--- begin ---
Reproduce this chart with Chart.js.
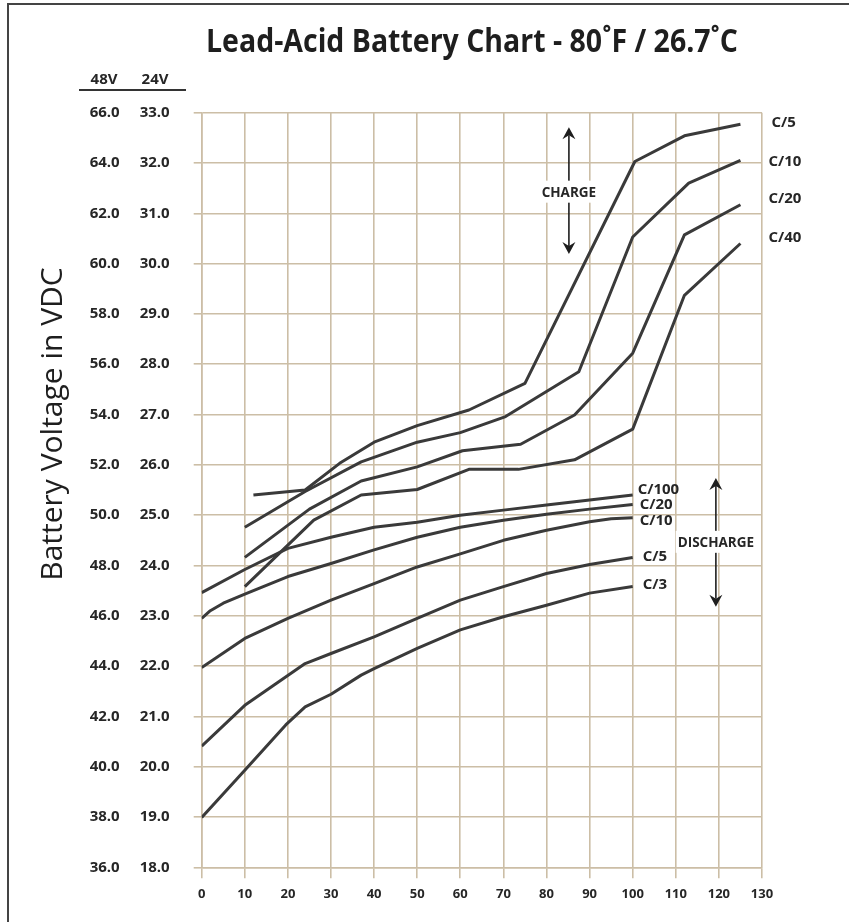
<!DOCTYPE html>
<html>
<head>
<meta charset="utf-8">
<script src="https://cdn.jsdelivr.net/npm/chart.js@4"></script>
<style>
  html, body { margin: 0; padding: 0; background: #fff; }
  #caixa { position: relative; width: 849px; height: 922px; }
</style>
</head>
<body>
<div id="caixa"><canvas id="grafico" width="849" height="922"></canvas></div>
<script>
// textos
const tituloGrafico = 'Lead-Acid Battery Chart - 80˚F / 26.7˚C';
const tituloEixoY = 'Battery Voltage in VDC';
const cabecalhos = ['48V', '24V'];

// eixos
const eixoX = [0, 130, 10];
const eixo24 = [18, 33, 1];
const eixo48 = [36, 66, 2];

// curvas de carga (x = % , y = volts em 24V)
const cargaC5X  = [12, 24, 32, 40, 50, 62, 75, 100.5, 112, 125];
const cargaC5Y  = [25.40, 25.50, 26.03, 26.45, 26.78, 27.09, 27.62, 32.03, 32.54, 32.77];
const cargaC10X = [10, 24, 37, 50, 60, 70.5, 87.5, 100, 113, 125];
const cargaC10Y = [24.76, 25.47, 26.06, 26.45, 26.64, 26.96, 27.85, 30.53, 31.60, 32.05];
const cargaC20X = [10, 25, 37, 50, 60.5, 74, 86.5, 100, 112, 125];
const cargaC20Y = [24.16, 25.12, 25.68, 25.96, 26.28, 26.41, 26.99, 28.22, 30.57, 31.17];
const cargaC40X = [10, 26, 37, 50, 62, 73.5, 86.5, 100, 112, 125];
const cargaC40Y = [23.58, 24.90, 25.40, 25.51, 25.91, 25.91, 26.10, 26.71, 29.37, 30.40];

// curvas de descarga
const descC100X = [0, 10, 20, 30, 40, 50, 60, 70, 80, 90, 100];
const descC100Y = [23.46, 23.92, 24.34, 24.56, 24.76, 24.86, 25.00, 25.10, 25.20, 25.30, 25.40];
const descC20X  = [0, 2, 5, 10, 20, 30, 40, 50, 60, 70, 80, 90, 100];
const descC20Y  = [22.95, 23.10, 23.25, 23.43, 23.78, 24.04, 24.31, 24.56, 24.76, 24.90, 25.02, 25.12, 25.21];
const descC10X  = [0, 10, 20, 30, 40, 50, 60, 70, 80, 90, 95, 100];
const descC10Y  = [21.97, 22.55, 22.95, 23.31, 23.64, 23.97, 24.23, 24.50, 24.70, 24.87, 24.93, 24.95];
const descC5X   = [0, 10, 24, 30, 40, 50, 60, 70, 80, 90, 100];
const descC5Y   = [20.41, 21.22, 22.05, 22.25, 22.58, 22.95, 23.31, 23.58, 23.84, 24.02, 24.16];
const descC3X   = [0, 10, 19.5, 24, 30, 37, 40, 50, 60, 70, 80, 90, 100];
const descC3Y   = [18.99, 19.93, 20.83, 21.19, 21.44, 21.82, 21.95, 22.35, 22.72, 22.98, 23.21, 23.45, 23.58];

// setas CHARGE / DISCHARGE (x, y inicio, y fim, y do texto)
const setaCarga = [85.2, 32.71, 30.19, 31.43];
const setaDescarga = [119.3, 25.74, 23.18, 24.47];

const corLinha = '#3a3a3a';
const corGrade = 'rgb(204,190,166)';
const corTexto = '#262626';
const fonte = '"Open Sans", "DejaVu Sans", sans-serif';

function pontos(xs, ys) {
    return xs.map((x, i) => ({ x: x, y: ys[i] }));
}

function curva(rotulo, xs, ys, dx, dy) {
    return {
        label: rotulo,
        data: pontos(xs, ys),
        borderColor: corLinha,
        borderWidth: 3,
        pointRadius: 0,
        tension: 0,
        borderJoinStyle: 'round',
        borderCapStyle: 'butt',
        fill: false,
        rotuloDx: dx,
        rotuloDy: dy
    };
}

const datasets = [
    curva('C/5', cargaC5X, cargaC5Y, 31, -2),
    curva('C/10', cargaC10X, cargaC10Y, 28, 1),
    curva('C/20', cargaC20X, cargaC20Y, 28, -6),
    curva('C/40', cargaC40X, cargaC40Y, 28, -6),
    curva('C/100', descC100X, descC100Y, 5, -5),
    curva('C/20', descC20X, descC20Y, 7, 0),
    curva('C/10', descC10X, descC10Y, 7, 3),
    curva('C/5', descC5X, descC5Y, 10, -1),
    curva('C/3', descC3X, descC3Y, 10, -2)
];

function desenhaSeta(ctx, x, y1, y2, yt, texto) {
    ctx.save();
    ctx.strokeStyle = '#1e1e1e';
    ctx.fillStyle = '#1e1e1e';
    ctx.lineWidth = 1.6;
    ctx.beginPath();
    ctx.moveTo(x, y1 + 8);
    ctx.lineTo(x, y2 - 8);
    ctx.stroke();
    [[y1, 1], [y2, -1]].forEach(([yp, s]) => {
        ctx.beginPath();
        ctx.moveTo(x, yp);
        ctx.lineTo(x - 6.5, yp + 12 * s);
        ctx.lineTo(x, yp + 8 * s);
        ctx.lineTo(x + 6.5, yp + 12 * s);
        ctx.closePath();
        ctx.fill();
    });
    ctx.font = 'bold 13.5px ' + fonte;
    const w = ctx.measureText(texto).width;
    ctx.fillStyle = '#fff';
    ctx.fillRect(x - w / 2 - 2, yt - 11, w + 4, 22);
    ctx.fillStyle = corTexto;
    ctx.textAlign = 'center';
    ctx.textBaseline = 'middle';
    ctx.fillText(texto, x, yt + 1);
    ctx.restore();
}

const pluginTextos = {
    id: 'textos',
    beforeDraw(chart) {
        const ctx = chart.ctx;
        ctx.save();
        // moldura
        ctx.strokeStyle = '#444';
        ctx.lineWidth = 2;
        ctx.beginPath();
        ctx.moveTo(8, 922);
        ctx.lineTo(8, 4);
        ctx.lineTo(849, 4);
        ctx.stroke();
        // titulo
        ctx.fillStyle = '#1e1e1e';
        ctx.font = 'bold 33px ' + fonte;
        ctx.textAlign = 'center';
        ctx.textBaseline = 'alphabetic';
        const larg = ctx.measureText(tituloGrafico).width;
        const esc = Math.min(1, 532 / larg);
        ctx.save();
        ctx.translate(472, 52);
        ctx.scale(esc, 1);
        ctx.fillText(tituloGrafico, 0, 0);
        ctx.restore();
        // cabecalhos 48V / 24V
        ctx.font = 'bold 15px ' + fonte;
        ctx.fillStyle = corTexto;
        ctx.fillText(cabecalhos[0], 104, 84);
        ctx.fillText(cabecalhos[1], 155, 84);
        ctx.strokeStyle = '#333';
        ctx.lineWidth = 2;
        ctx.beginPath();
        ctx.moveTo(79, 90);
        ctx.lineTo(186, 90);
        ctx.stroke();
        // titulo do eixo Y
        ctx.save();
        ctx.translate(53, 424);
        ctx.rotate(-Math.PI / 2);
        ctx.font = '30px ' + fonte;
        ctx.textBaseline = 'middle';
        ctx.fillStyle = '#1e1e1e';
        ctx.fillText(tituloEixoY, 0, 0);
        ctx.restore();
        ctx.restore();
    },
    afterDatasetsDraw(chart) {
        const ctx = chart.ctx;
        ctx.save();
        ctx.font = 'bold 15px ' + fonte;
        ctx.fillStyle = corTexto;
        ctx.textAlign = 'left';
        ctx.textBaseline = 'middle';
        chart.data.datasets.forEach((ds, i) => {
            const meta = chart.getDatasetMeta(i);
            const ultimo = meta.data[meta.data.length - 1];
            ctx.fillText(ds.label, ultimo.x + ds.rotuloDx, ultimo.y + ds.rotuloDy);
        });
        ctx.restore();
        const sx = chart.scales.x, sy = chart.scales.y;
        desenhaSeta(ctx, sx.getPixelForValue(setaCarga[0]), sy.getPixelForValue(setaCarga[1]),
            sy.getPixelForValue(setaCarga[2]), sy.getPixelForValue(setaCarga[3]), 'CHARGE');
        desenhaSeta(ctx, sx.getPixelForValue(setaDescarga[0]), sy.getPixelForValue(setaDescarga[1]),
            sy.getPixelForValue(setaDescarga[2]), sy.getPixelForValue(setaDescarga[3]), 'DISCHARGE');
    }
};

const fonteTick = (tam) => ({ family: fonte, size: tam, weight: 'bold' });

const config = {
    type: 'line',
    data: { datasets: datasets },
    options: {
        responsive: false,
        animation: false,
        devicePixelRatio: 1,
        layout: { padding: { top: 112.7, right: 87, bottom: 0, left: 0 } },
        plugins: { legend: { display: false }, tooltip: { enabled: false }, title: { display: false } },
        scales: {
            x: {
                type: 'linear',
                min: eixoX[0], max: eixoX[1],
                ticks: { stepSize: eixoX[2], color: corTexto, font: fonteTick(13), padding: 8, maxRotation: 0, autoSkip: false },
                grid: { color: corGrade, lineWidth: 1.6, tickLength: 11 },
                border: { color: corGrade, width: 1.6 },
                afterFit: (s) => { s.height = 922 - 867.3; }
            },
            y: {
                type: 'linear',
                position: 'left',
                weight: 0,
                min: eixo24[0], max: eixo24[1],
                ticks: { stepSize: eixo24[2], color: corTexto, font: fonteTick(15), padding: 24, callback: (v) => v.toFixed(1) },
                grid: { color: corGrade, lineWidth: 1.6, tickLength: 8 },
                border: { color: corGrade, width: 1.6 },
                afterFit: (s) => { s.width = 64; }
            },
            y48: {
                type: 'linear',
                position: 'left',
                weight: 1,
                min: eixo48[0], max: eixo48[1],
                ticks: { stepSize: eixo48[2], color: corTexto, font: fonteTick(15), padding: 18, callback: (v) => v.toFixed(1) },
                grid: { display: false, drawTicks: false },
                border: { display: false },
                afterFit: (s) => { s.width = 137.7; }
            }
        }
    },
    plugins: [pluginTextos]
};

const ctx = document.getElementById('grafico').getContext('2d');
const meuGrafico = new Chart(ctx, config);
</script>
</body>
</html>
--- end ---
Short exercise |
Please repeat exactly the data above from its first line to the line that contains "const eixo48 = [36, 66, 2];", inclusive, and leave every picture out.

Correct output |
Reproduce this chart with Chart.js.
<!DOCTYPE html>
<html>
<head>
<meta charset="utf-8">
<script src="https://cdn.jsdelivr.net/npm/chart.js@4"></script>
<style>
  html, body { margin: 0; padding: 0; background: #fff; }
  #caixa { position: relative; width: 849px; height: 922px; }
</style>
</head>
<body>
<div id="caixa"><canvas id="grafico" width="849" height="922"></canvas></div>
<script>
// textos
const tituloGrafico = 'Lead-Acid Battery Chart - 80˚F / 26.7˚C';
const tituloEixoY = 'Battery Voltage in VDC';
const cabecalhos = ['48V', '24V'];

// eixos
const eixoX = [0, 130, 10];
const eixo24 = [18, 33, 1];
const eixo48 = [36, 66, 2];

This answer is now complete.